One of the most compelling works here is Gerard Segher’s Christ and the Penitents, in which Christ, surrounded by a cast of emotionally fraught figures, reveals the wound on his chest and gestures to the viewer. The painting’s dramatic tension embodies its baroque style. It would be unfairly limiting to call this a “best-of” show, but each woodcut, altarpiece, tapestry and painting is a marvel of its genre and period.
Nearby, Rubens’ 1615 theatrical staging of the biblical story of Lot and His Family Fleeing Sodom conveys a foreboding tone. Lot’s avaricious daughters are dressed in the gorgeously rendered silks and satins for which the artist’s studio was famed, but we know from the gathering storm clouds and the symbolic column behind the patriarch and his wife that tragedy will soon strike.

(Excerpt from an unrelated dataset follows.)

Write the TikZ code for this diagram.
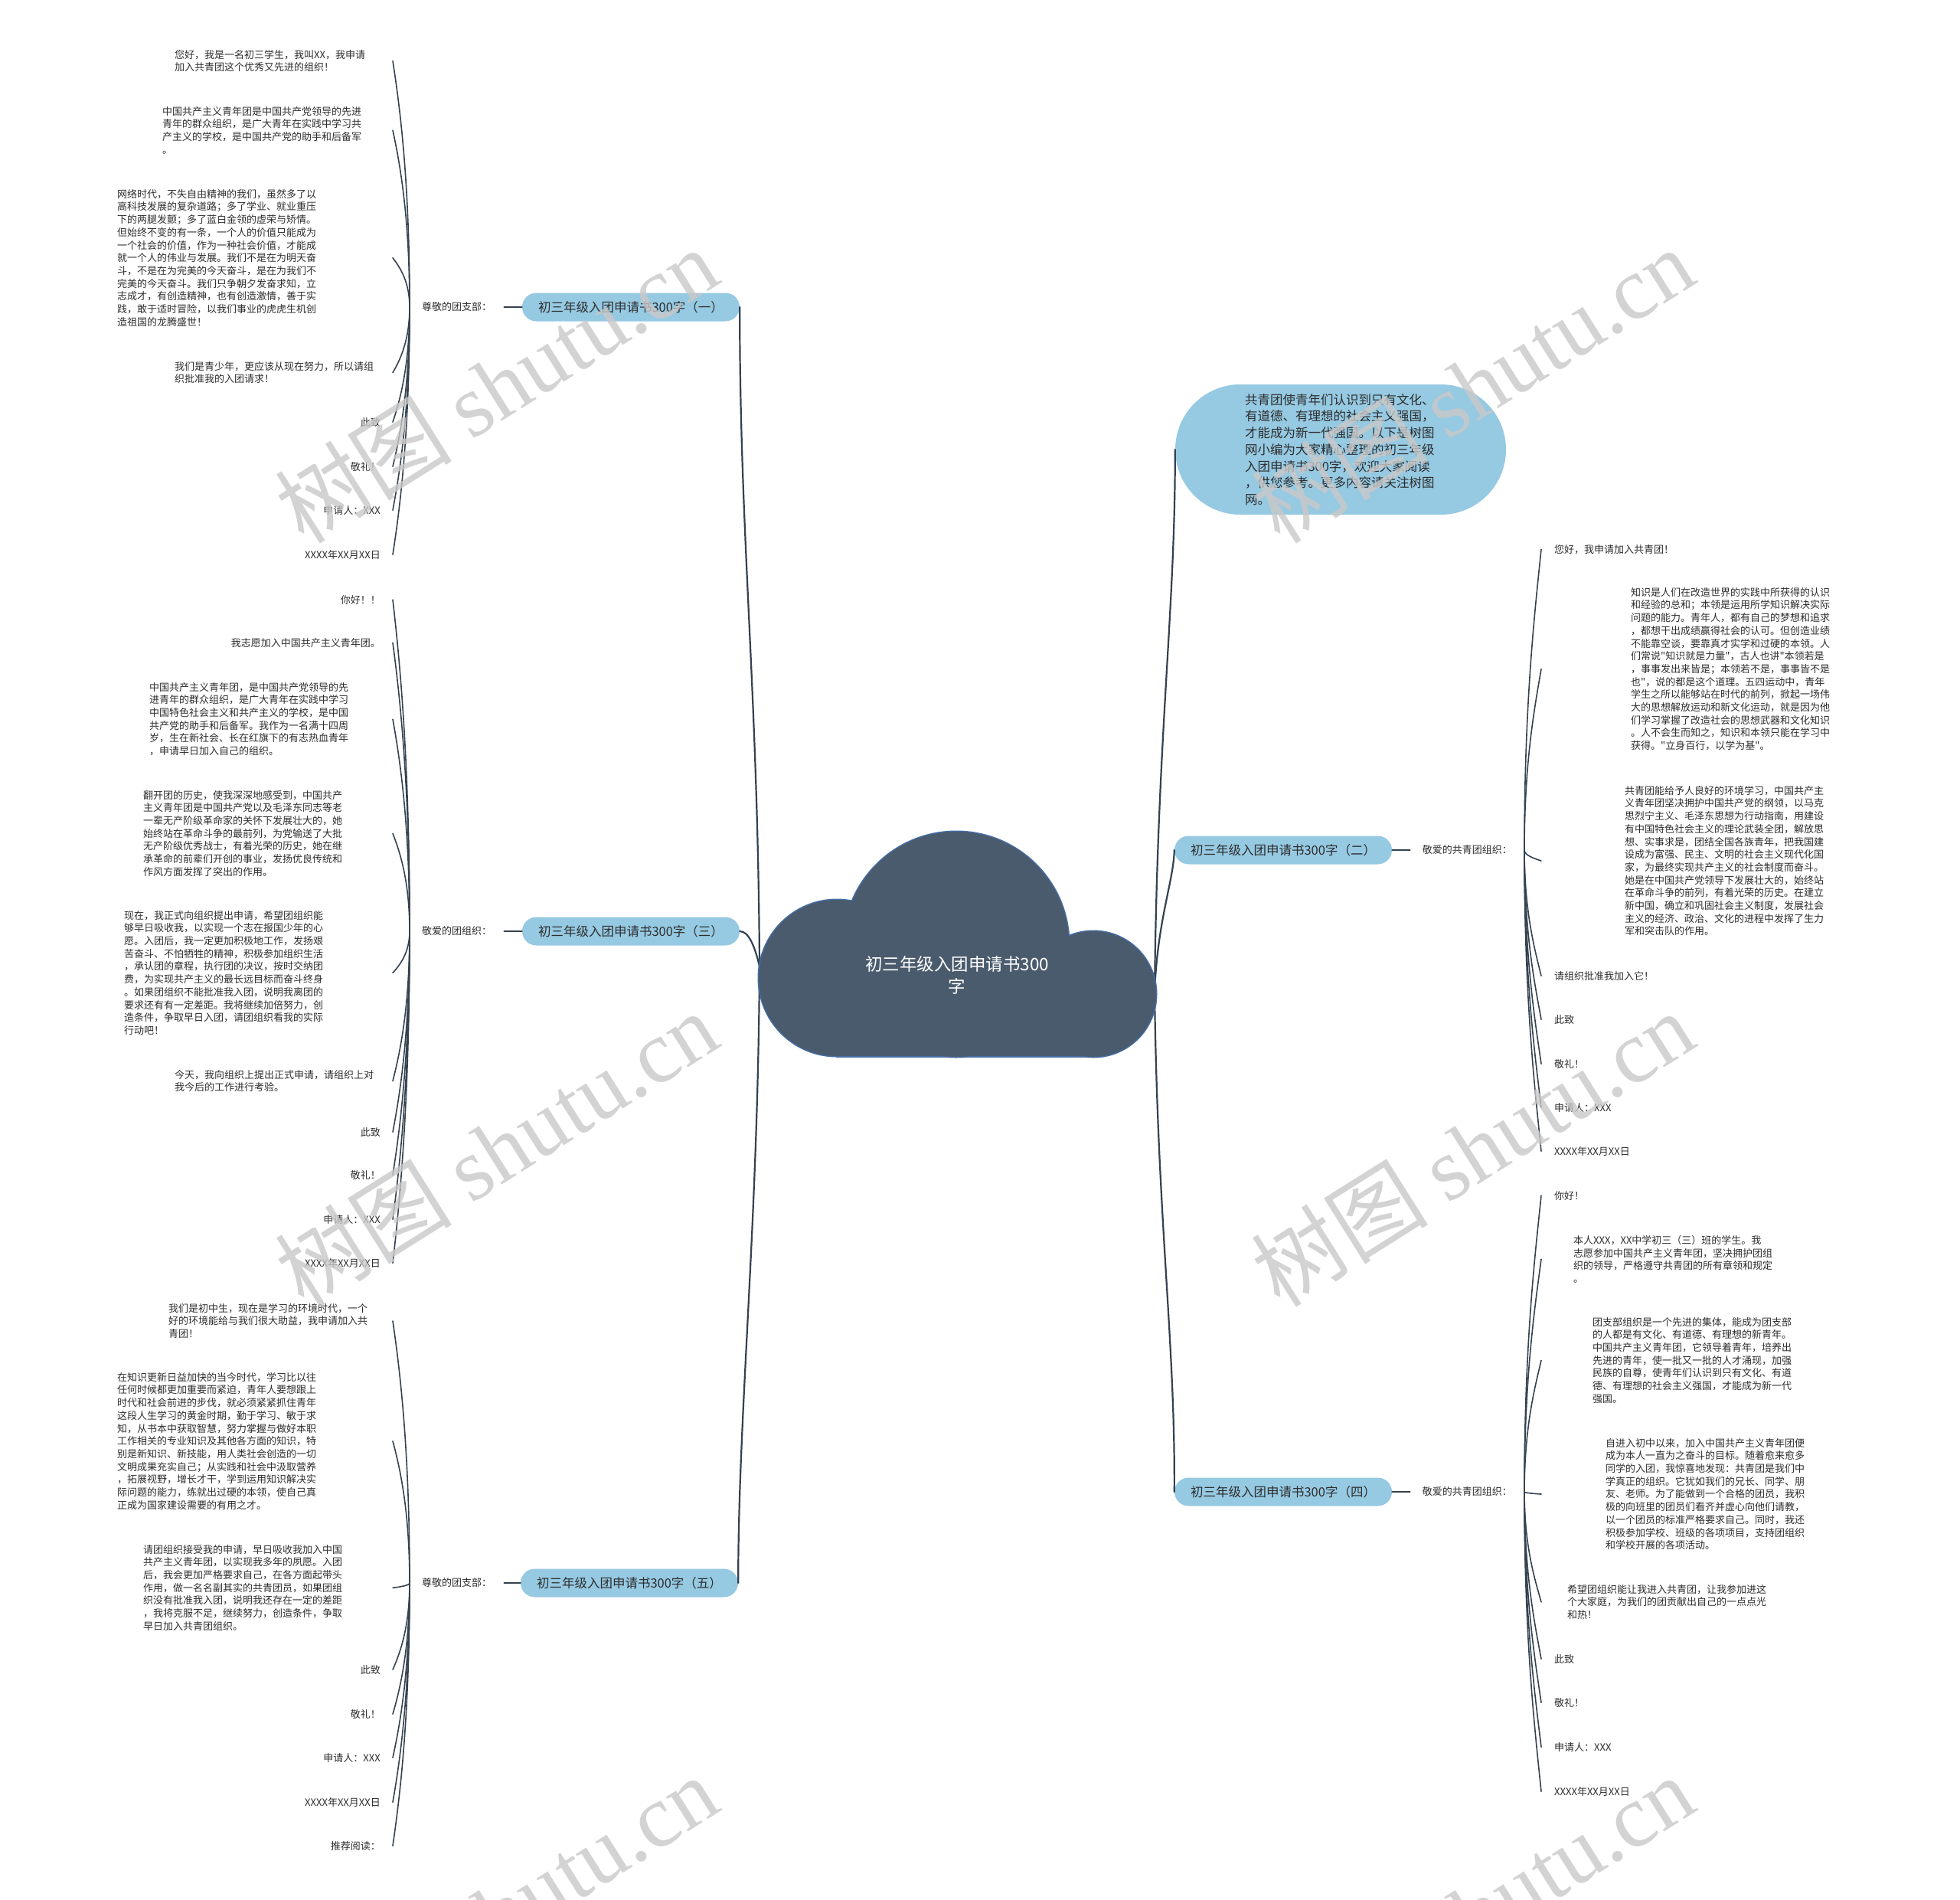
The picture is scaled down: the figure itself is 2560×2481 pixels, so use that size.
\documentclass[tikz,border=0pt]{standalone}
\usepackage{fontspec}
\setmainfont{Noto Sans CJK SC}[Ligatures=TeXOff]
\newfontfamily\wmserif{Liberation Serif}
\usetikzlibrary{calc}
\definecolor{linec}{RGB}{52,66,80}
\definecolor{pillc}{RGB}{150,201,226}
\definecolor{rootc}{RGB}{74,91,109}
\definecolor{rootb}{RGB}{70,110,165}
\definecolor{txt}{RGB}{45,45,45}
\definecolor{wmc}{RGB}{200,200,200}
\tikzset{
 leaf/.style={inner sep=0pt, align=left, text=txt, font=\fontsize{13}{16.7}\selectfont},
 leafN/.style={leaf, anchor=north west},
 leafS/.style={leaf, anchor=north east},
 lab/.style={inner xsep=16pt, inner ysep=3pt, text=txt, font=\fontsize{13}{16}\selectfont},
 pill/.style={fill=pillc, rounded corners=18.5pt, minimum width=284pt, minimum height=37pt, inner sep=0pt, text=txt, font=\fontsize{16.5}{20}\selectfont},
 mainline/.style={draw=linec, line width=2.2pt, line cap=round},
 leafline/.style={draw=linec, line width=1.6pt, line cap=round},
 wm/.style={text=wmc, opacity=0.8, rotate=32.2, inner sep=0pt, font=\fontsize{116}{116}\selectfont}
}
\newcommand\lleaf[2]{\draw[leafline] let \p1=(#1.west), \p2=(#2.east -| eL) in (\p1) .. controls (\x1,{\y1+0.5*(\y2-\y1)}) and ({\x2+10pt},{\y2+0.2*(\y1-\y2)}) .. (\p2);}
\newcommand\rleaf[2]{\draw[leafline] let \p1=(#1.east), \p2=(#2.west -| eR) in (\p1) .. controls (\x1,{\y1+0.5*(\y2-\y1)}) and ({\x2-8pt},{\y2+0.2*(\y1-\y2)}) .. (\p2);}
\begin{document}
\begin{tikzpicture}[x=1pt,y=-1pt]
\useasboundingbox (0,0) rectangle (2560,2481);
\fill[white] (0,0) rectangle (2560,2481);
\coordinate (eL) at (513,0);
\coordinate (eR) at (2013,0);
\coordinate (rootL) at (992,1262);
\coordinate (rootR) at (1508,1295);

% ---------- left column A ----------
\node[leafN] (A1) at (228,65) {您好，我是一名初三学生，我叫XX，我申请\\加入共青团这个优秀又先进的组织！};
\node[leafN] (A2) at (212,139) {中国共产主义青年团是中国共产党领导的先进\\青年的群众组织，是广大青年在实践中学习共\\产主义的学校，是中国共产党的助手和后备军\\。};
\node[leafN] (A3) at (153,247) {网络时代，不失自由精神的我们，虽然多了以\\高科技发展的复杂道路；多了学业、就业重压\\下的两腿发颤；多了蓝白金领的虚荣与矫情。\\但始终不变的有一条，一个人的价值只能成为\\一个社会的价值，作为一种社会价值，才能成\\就一个人的伟业与发展。我们不是在为明天奋\\斗，不是在为完美的今天奋斗，是在为我们不\\完美的今天奋斗。我们只争朝夕发奋求知，立\\志成才，有创造精神，也有创造激情，善于实\\践，敢于适时冒险，以我们事业的虎虎生机创\\造祖国的龙腾盛世！};
\node[leafN] (A4) at (228,472) {我们是青少年，更应该从现在努力，所以请组\\织批准我的入团请求！};
\node[leafS] (A5) at (497,545) {此致};
\node[leafS] (A6) at (497,603) {敬礼！};
\node[leafS] (A7) at (497,660) {申请人：XXX};
\node[leafS] (A8) at (497,718) {XXXX年XX月XX日};

% ---------- left column B ----------
\node[leafS] (B1) at (497,777) {你好！！};
\node[leafS] (B2) at (497,833) {我志愿加入中国共产主义青年团。};
\node[leafN] (B3) at (195,891) {中国共产主义青年团，是中国共产党领导的先\\进青年的群众组织，是广大青年在实践中学习\\中国特色社会主义和共产主义的学校，是中国\\共产党的助手和后备军。我作为一名满十四周\\岁，生在新社会、长在红旗下的有志热血青年\\，申请早日加入自己的组织。};
\node[leafN] (B4) at (187,1032) {翻开团的历史，使我深深地感受到，中国共产\\主义青年团是中国共产党以及毛泽东同志等老\\一辈无产阶级革命家的关怀下发展壮大的，她\\始终站在革命斗争的最前列，为党输送了大批\\无产阶级优秀战士，有着光荣的历史，她在继\\承革命的前辈们开创的事业，发扬优良传统和\\作风方面发挥了突出的作用。};
\node[leafN] (B5) at (162,1189) {现在，我正式向组织提出申请，希望团组织能\\够早日吸收我，以实现一个志在报国少年的心\\愿。入团后，我一定更加积极地工作，发扬艰\\苦奋斗、不怕牺牲的精神，积极参加组织生活\\，承认团的章程，执行团的决议，按时交纳团\\费，为实现共产主义的最长远目标而奋斗终身\\。如果团组织不能批准我入团，说明我离团的\\要求还有有一定差距。我将继续加倍努力，创\\造条件，争取早日入团，请团组织看我的实际\\行动吧！};
\node[leafN] (B6) at (228,1397) {今天，我向组织上提出正式申请，请组织上对\\我今后的工作进行考验。};
\node[leafS] (B7) at (497,1472) {此致};
\node[leafS] (B8) at (497,1528) {敬礼！};
\node[leafS] (B9) at (497,1586) {申请人：XXX};
\node[leafS] (B10) at (497,1643) {XXXX年XX月XX日};

% ---------- left column C ----------
\node[leafN] (C1) at (220,1702) {我们是初中生，现在是学习的环境时代，一个\\好的环境能给与我们很大助益，我申请加入共\\青团！};
\node[leafN] (C2) at (153,1792) {在知识更新日益加快的当今时代，学习比以往\\任何时候都更加重要而紧迫，青年人要想跟上\\时代和社会前进的步伐，就必须紧紧抓住青年\\这段人生学习的黄金时期，勤于学习、敏于求\\知，从书本中获取智慧，努力掌握与做好本职\\工作相关的专业知识及其他各方面的知识，特\\别是新知识、新技能，用人类社会创造的一切\\文明成果充实自己；从实践和社会中汲取营养\\，拓展视野，增长才干，学到运用知识解决实\\际问题的能力，练就出过硬的本领，使自己真\\正成为国家建设需要的有用之才。};
\node[leafN] (C3) at (187,2017) {请团组织接受我的申请，早日吸收我加入中国\\共产主义青年团，以实现我多年的夙愿。入团\\后，我会更加严格要求自己，在各方面起带头\\作用，做一名名副其实的共青团员，如果团组\\织没有批准我入团，说明我还存在一定的差距\\，我将克服不足，继续努力，创造条件，争取\\早日加入共青团组织。};
\node[leafS] (C4) at (497,2174) {此致};
\node[leafS] (C5) at (497,2232) {敬礼！};
\node[leafS] (C6) at (497,2289) {申请人：XXX};
\node[leafS] (C7) at (497,2347) {XXXX年XX月XX日};
\node[leafS] (C8) at (497,2404) {推荐阅读：};

% ---------- right column R ----------
\node[leafN] (R1) at (2030,711) {您好，我申请加入共青团！};
\node[leafN] (R2) at (2130,767) {知识是人们在改造世界的实践中所获得的认识\\和经验的总和；本领是运用所学知识解决实际\\问题的能力。青年人，都有自己的梦想和追求\\，都想干出成绩赢得社会的认可。但创造业绩\\不能靠空谈，要靠真才实学和过硬的本领。人\\们常说"知识就是力量"，古人也讲"本领若是\\，事事发出来皆是；本领若不是，事事皆不是\\也"，说的都是这个道理。五四运动中，青年\\学生之所以能够站在时代的前列，掀起一场伟\\大的思想解放运动和新文化运动，就是因为他\\们学习掌握了改造社会的思想武器和文化知识\\。人不会生而知之，知识和本领只能在学习中\\获得。"立身百行，以学为基"。};
\node[leafN] (R3) at (2122,1026) {共青团能给予人良好的环境学习，中国共产主\\义青年团坚决拥护中国共产党的纲领，以马克\\思烈宁主义、毛泽东思想为行动指南，用建设\\有中国特色社会主义的理论武装全团，解放思\\想、实事求是，团结全国各族青年，把我国建\\设成为富强、民主、文明的社会主义现代化国\\家，为最终实现共产主义的社会制度而奋斗。\\她是在中国共产党领导下发展壮大的，始终站\\在革命斗争的前列，有着光荣的历史。在建立\\新中国，确立和巩固社会主义制度，发展社会\\主义的经济、政治、文化的进程中发挥了生力\\军和突击队的作用。};
\node[leafN] (R4) at (2030,1268) {请组织批准我加入它！};
\node[leafN] (R5) at (2030,1325) {此致};
\node[leafN] (R6) at (2030,1383) {敬礼！};
\node[leafN] (R7) at (2030,1440) {申请人：XXX};
\node[leafN] (R8) at (2030,1497) {XXXX年XX月XX日};

% ---------- right column D ----------
\node[leafN] (D1) at (2030,1555) {你好！};
\node[leafN] (D2) at (2055,1613) {本人XXX，XX中学初三（三）班的学生。我\\志愿参加中国共产主义青年团，坚决拥护团组\\织的领导，严格遵守共青团的所有章领和规定\\。};
\node[leafN] (D3) at (2080,1720) {团支部组织是一个先进的集体，能成为团支部\\的人都是有文化、有道德、有理想的新青年。\\中国共产主义青年团，它领导着青年，培养出\\先进的青年，使一批又一批的人才涌现，加强\\民族的自尊，使青年们认识到只有文化、有道\\德、有理想的社会主义强国，才能成为新一代\\强国。};
\node[leafN] (D4) at (2097,1878) {自进入初中以来，加入中国共产主义青年团便\\成为本人一直为之奋斗的目标。随着愈来愈多\\同学的入团，我惊喜地发现：共青团是我们中\\学真正的组织。它犹如我们的兄长、同学、朋\\友、老师。为了能做到一个合格的团员，我积\\极的向班里的团员们看齐并虚心向他们请教，\\以一个团员的标准严格要求自己。同时，我还\\积极参加学校、班级的各项项目，支持团组织\\和学校开展的各项活动。};
\node[leafN] (D5) at (2047,2069) {希望团组织能让我进入共青团，让我参加进这\\个大家庭，为我们的团贡献出自己的一点点光\\和热！};
\node[leafN] (D6) at (2030,2160) {此致};
\node[leafN] (D7) at (2030,2217) {敬礼！};
\node[leafN] (D8) at (2030,2275) {申请人：XXX};
\node[leafN] (D9) at (2030,2333) {XXXX年XX月XX日};

% ---------- labels and branch boxes ----------
\node[lab, anchor=west] (labA) at (535,401) {尊敬的团支部：};
\node[lab, anchor=west] (labB) at (535,1216) {敬爱的团组织：};
\node[lab, anchor=west] (labC) at (535,2067) {尊敬的团支部：};
\node[lab, anchor=east] (lab2) at (1991,1110) {敬爱的共青团组织：};
\node[lab, anchor=east] (lab4) at (1991,1948) {敬爱的共青团组织：};

\node[pill] (bA) at (824,401) {初三年级入团申请书300字（一）};
\node[pill] (bB) at (824,1216) {初三年级入团申请书300字（三）};
\node[pill] (bC) at (822,2067) {初三年级入团申请书300字（五）};
\node[pill] (b2) at (1676,1110) {初三年级入团申请书300字（二）};
\node[pill] (b4) at (1676,1948) {初三年级入团申请书300字（四）};

\node[fill=pillc, rounded corners=85pt, minimum width=432pt, minimum height=170pt, text width=250pt, align=left, text=txt, inner sep=0pt, font=\fontsize{16.5}{21.7}\selectfont] (bub) at (1751,587) {共青团使青年们认识到只有文化、\\有道德、有理想的社会主义强国，\\才能成为新一代强国。以下是树图\\网小编为大家精心整理的初三年级\\入团申请书300字，欢迎大家阅读\\，供您参考。更多内容请关注树图\\网。};

% ---------- connectors ----------
\draw[mainline] (rootL) .. controls (990,900) and (966,700) .. (bA.east);
\draw[mainline] (rootL) .. controls (986,1236) and (978,1216) .. (bB.east);
\draw[mainline] (rootL) .. controls (990,1600) and (964,1850) .. (bC.east);
\draw[mainline] (rootR) .. controls (1512,950) and (1535,800) .. (bub.west);
\draw[mainline] (rootR) .. controls (1512,1200) and (1533,1150) .. (b2.west);
\draw[mainline] (rootR) .. controls (1512,1600) and (1535,1750) .. (b4.west);

\draw[mainline, line width=1.8pt] (labA.east) -- (bA.west);
\draw[mainline, line width=1.8pt] (labB.east) -- (bB.west);
\draw[mainline, line width=1.8pt] (labC.east) -- (bC.west);
\draw[mainline, line width=1.8pt] (b2.east) -- (lab2.west);
\draw[mainline, line width=1.8pt] (b4.east) -- (lab4.west);

\foreach \lf in {A1,A2,A3,A4,A5,A6,A7,A8} {\lleaf{labA}{\lf}}
\foreach \lf in {B1,B2,B3,B4,B5,B6,B7,B8,B9,B10} {\lleaf{labB}{\lf}}
\foreach \lf in {C1,C2,C3,C4,C5,C6,C7,C8} {\lleaf{labC}{\lf}}
\foreach \lf in {R1,R2,R3,R4,R5,R6,R7,R8} {\rleaf{lab2}{\lf}}
\foreach \lf in {D1,D2,D3,D4,D5,D6,D7,D8,D9} {\rleaf{lab4}{\lf}}

% ---------- central cloud ----------
\foreach \cx/\cy/\r in {1249/1233/147, 1093/1277/102, 1428/1298/82}
  \draw[rootb, line width=3pt] (\cx,\cy) circle[radius=\r pt];
\draw[rootb, line width=3pt] (1093,1250) rectangle (1428,1379);
\foreach \cx/\cy/\r in {1249/1233/147, 1093/1277/102, 1428/1298/82}
  \fill[rootc] (\cx,\cy) circle[radius=\r pt];
\fill[rootc] (1093,1250) rectangle (1428,1379);
\node[text=white, align=center, inner sep=0pt, font=\fontsize{22.5}{29}\selectfont] (root) at (1250,1273) {初三年级入团申请书300\\字};

% ---------- watermarks ----------
\node[wm] (wm1) at (648,503) {树图 {\wmserif shutu.cn}};
\node[wm] (wm2) at (648,1500) {树图 {\wmserif shutu.cn}};
\node[wm] (wm3) at (648,2498) {树图 {\wmserif shutu.cn}};
\node[wm] (wm4) at (1923,503) {树图 {\wmserif shutu.cn}};
\node[wm] (wm5) at (1923,1500) {树图 {\wmserif shutu.cn}};
\node[wm] (wm6) at (1923,2498) {树图 {\wmserif shutu.cn}};
\end{tikzpicture}
\end{document}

Lot’s family lacks the legendary fleshiness of Rubens’ women. But voluptuousness is provocatively displayed in in a 21st century reworking of the Dutchman’s portrait of his second wife, Helena Fourment. New York artist Kathleen Gilje has rendered his wife, 34 years his junior, with remarkable faithfulness to the original. She’s fresh from the bath and revealingly draped in fur, but in this rendition, she’s creepily gripped by the hands of an invisible “dirty old man.”
Albrecht Dürer’s Sampson Fighting the Lion from 1497-98 reveals the artist’s transition from Gothic to Renaissance style in illustrating this biblical story. Even viewers unfamiliar with the religious iconography will admire the dizzyingly complex linework Dürer achieved to create perspective, with convincing stops in fur, flesh, foliage, stone, water and clouds.
Recalling a conversation with retired University of Miami president Donna Shalala, Deupi said, “Her very simple mandate to me when I came in was to put the Lowe back on the map.” The museum’s current offerings, skillfully juxtaposing “canonical” with contemporary work, are doing just that.